As shown in FIG. 19, when the linear polarized light 9′ is projected from a light source (not shown) disposed above the mask 3′, the linear polarized light 9′ passes directly through the opening portion 4′ and reaches the alignment film material 1′. In contrast, the linear polarized light 9′ projected onto the phase plate 14′ has its phase difference shifted by the phase plate 14′, and the light with its phase difference shifted reaches the alignment film material 1′. For example, in a case where a λ/2 phase plate is used as the phase plate 14′, when the linear polarized light 9′ passes through the phase plate 14′, linear polarized light 19′ having a polarizing axis (a plane of vibration) inclined 9O degrees reaches the surface of the alignment film material 1′. The linear polarized light 9 is shielded by the light shielding frame member 5′. Using the mask 3′ including the opening portion 4′ and the phase plate 14′ allows two kinds of linear polarized light that are different in polarizing axes (planes of vibration) to be obtained from one kind of linear polarized light. Thus, the domains 8′ and 8″ that have different alignment regulation powers (alignment regulation directions) can be formed at the same time on the alignment film material 1′.
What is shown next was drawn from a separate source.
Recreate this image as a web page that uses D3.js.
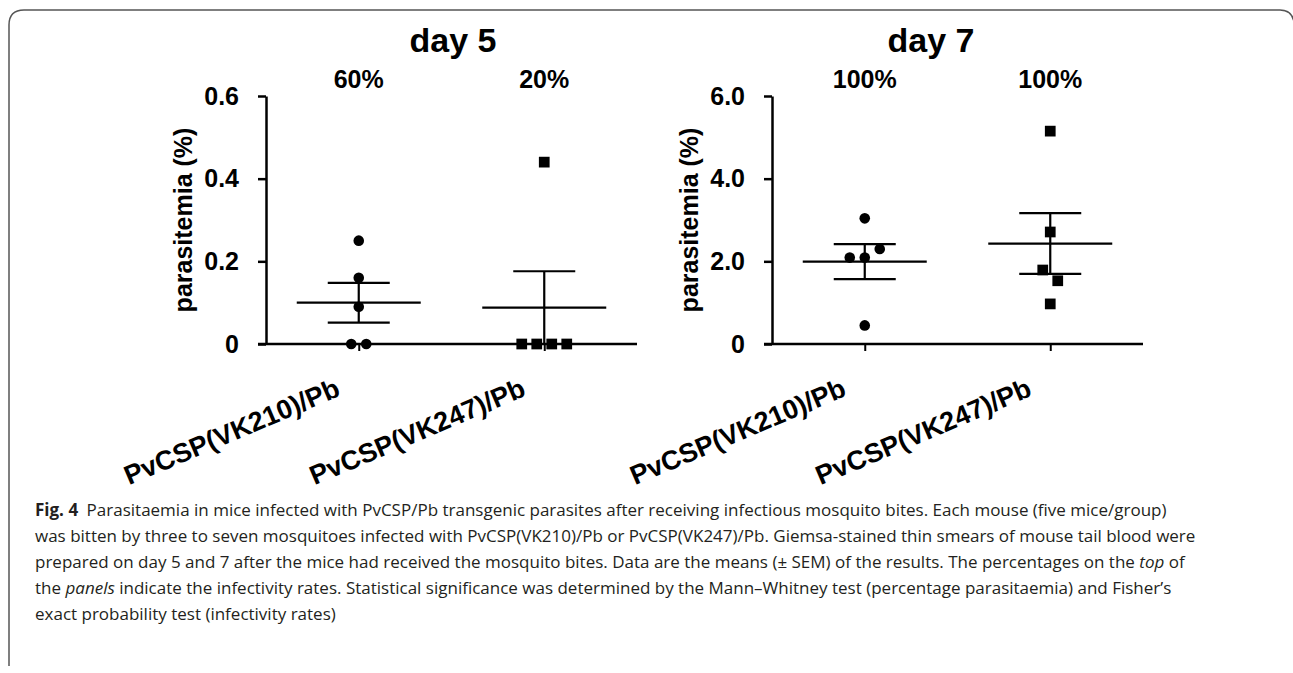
<!DOCTYPE html>
<html lang="en">
<head>
<meta charset="UTF-8">
<title>Fig. 4 - Parasitaemia in mice</title>
<script src="https://cdn.jsdelivr.net/npm/d3@7"></script>
<style>
body {
    margin: 0;
    background: #fff;
}
svg {
    display: block;
}
.chart text {
    font-family: "Liberation Sans", Arial, sans-serif;
    font-weight: bold;
    fill: #000;
}
.caption {
    font-family: "Open Sans", sans-serif;
    font-size: 17px;
    fill: #231f20;
}
</style>
</head>
<body>
<svg id="fig" width="1293" height="673"></svg>
<script>

// groups on the x axis
const groups = ["PvCSP(VK210)/Pb", "PvCSP(VK247)/Pb"];
const dayTitles = ["day 5", "day 7"];
// infectivity rates printed above each group
const rateDay5 = ["60%", "20%"];
const rateDay7 = ["100%", "100%"];

// parasitemia (%) of each mouse
const day5VK210 = [0.25, 0.16, 0.09, 0, 0];
const day5VK247 = [0.44, 0, 0, 0, 0];
const day7VK210 = [3.04, 2.09, 2.09, 2.30, 0.45];
const day7VK247 = [5.15, 2.71, 1.79, 1.53, 0.97];

// y axis ticks
const day5Ticks = [0, 0.2, 0.4, 0.6];
const day5TickLabels = ["0", "0.2", "0.4", "0.6"];
const day7Ticks = [0, 2, 4, 6];
const day7TickLabels = ["0", "2.0", "4.0", "6.0"];

const yLabel = "parasitemia (%)";

// layout
const Y_TOP = 96;
const Y_BOTTOM = 344;
const TICK = 8;
const AXIS_W = 2.5;
const LINE_W = 2.2;
const MEAN_HALF = 62;
const CAP_HALF = 31;
const SPREAD_STEP = 15;
const OVERLAP_PX = 12;
const LABEL_ANGLE = -23;

const panels = [
    {
        title: dayTitles[0], titleX: 453, axisX: 266, right: 637,
        series: [day5VK210, day5VK247], rates: rateDay5,
        ticks: day5Ticks, tickLabels: day5TickLabels
    },
    {
        title: dayTitles[1], titleX: 931, axisX: 772, right: 1143,
        series: [day7VK210, day7VK247], rates: rateDay7,
        ticks: day7Ticks, tickLabels: day7TickLabels
    }
];

const svg = d3.select("#fig");

// spread points that overlap vertically side by side, as Prism does
function spread(values, y) {
    const order = d3.range(values.length).sort((a, b) => values[b] - values[a]);
    const offsets = new Array(values.length).fill(0);
    const flush = cluster => {
        cluster.sort((a, b) => a - b);
        cluster.forEach((idx, k) => {
            offsets[idx] = (k - (cluster.length - 1) / 2) * SPREAD_STEP;
        });
    };
    let cluster = [order[0]];
    for (let k = 1; k < order.length; k++) {
        if (Math.abs(y(values[order[k]]) - y(values[order[k - 1]])) < OVERLAP_PX) {
            cluster.push(order[k]);
        } else {
            flush(cluster);
            cluster = [order[k]];
        }
    }
    flush(cluster);
    return offsets;
}

function drawPanel(p) {
    const g = svg.append("g").attr("class", "chart");
    const y = d3.scaleLinear()
        .domain([0, d3.max(p.ticks)])
        .range([Y_BOTTOM, Y_TOP]);
    const x = d3.scalePoint()
        .domain(groups)
        .range([p.axisX, p.right])
        .padding(0.5);

    // y axis
    const yAxis = g.append("g")
        .attr("transform", `translate(${p.axisX},0)`)
        .call(d3.axisLeft(y)
            .tickValues(p.ticks)
            .tickFormat((d, i) => p.tickLabels[i])
            .tickSize(TICK)
            .tickSizeOuter(0)
            .tickPadding(19));
    yAxis.selectAll("path, line")
        .attr("stroke", "#000")
        .attr("stroke-width", AXIS_W);
    yAxis.selectAll("text")
        .style("font-size", "25px");

    // x axis, starts at the end of the y ticks
    const xAxis = g.append("g")
        .attr("transform", `translate(0,${Y_BOTTOM})`)
        .call(d3.axisBottom(x).tickSize(7).tickSizeOuter(0).tickFormat(""));
    xAxis.select(".domain").remove();
    xAxis.selectAll("line")
        .attr("stroke", "#000")
        .attr("stroke-width", 2);
    xAxis.append("line")
        .attr("x1", p.axisX - TICK)
        .attr("x2", p.right)
        .attr("stroke", "#000")
        .attr("stroke-width", AXIS_W);

    g.append("text")
        .attr("transform", `translate(${p.axisX - 74},${(Y_TOP + Y_BOTTOM) / 2}) rotate(-90)`)
        .attr("text-anchor", "middle")
        .style("font-size", "25px")
        .text(yLabel);

    g.append("text")
        .attr("x", p.titleX)
        .attr("y", 52)
        .attr("text-anchor", "middle")
        .style("font-size", "34px")
        .text(p.title);

    groups.forEach((name, gi) => {
        const cx = x(name);
        const values = p.series[gi];
        const offsets = spread(values, y);
        const mean = d3.mean(values);
        const sem = d3.deviation(values) / Math.sqrt(values.length);

        g.append("text")
            .attr("x", cx)
            .attr("y", 88)
            .attr("text-anchor", "middle")
            .style("font-size", "25px")
            .text(p.rates[gi]);

        g.append("text")
            .attr("transform", `translate(${cx - 17},${Y_BOTTOM + 51}) rotate(${LABEL_ANGLE})`)
            .attr("text-anchor", "end")
            .style("font-size", "27px")
            .text(name);

        const symbol = d3.symbol()
            .type(gi === 0 ? d3.symbolCircle : d3.symbolSquare)
            .size(gi === 0 ? 88 : 115);
        g.append("g")
            .selectAll("path")
            .data(values)
            .join("path")
            .attr("transform", (d, i) => `translate(${cx + offsets[i]},${y(d)})`)
            .attr("d", symbol)
            .attr("fill", "#000");

        // mean with SEM whiskers
        const bars = g.append("g")
            .attr("stroke", "#000")
            .attr("stroke-width", LINE_W);
        bars.append("line")
            .attr("x1", cx - MEAN_HALF).attr("x2", cx + MEAN_HALF)
            .attr("y1", y(mean)).attr("y2", y(mean));
        bars.append("line")
            .attr("x1", cx).attr("x2", cx)
            .attr("y1", y(mean - sem)).attr("y2", y(mean + sem));
        for (const v of [mean - sem, mean + sem]) {
            bars.append("line")
                .attr("x1", cx - CAP_HALF).attr("x2", cx + CAP_HALF)
                .attr("y1", y(v)).attr("y2", y(v));
        }
    });
}

panels.forEach(drawPanel);

// figure frame: top and left edges with rounded corners
svg.append("path")
    .attr("d", "M9,666 V25 Q9,10 24,10 H1280 Q1292,10 1294,22")
    .attr("fill", "none")
    .attr("stroke", "#555")
    .attr("stroke-width", 1.5);

// caption
const captionLines = [
    [["Fig. 4", "bold"], ["\u2002Parasitaemia in mice infected with PvCSP/Pb transgenic parasites after receiving infectious mosquito bites. Each mouse (five mice/group)", ""]],
    [["was bitten by three to seven mosquitoes infected with PvCSP(VK210)/Pb or PvCSP(VK247)/Pb. Giemsa-stained thin smears of mouse tail blood were", ""]],
    [["prepared on day 5 and 7 after the mice had received the mosquito bites. Data are the means (\u00b1 SEM) of the results. The percentages on the ", ""], ["top", "italic"], [" of", ""]],
    [["the ", ""], ["panels", "italic"], [" indicate the infectivity rates. Statistical significance was determined by the Mann\u2013Whitney test (percentage parasitaemia) and Fisher\u2019s", ""]],
    [["exact probability test (infectivity rates)", ""]]
];
const CAPTION_X = 35;
const CAPTION_Y = 516;
const CAPTION_LEAD = 26;

captionLines.forEach((parts, li) => {
    const t = svg.append("text")
        .attr("class", "caption")
        .attr("x", CAPTION_X)
        .attr("y", CAPTION_Y + li * CAPTION_LEAD)
        .attr("xml:space", "preserve");
    for (const [str, style] of parts) {
        const s = t.append("tspan").text(str);
        if (style === "bold") s.attr("font-weight", "bold");
        if (style === "italic") s.attr("font-style", "italic");
    }
});

</script>
</body>
</html>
That is, the method for photo-alignment treatment shown in FIG. 19 is a method for photo-alignment treatment for forming domains, which are sectioned with respect to alignment regulation directions, on a surface of an alignment film material that develops alignment regulation powers to align liquid crystal molecules in accordance with linear polarized light projected in a vertical direction, the method including irradiating the alignment film material surface with the linear polarized light in the vertical direction through a mask including a transmitting portion arranged to transmit the linear polarized light, and a phase plate arranged to shift a phase difference of the linear polarized light, the transmitting portion and the phase plate being disposed corresponding to the domains.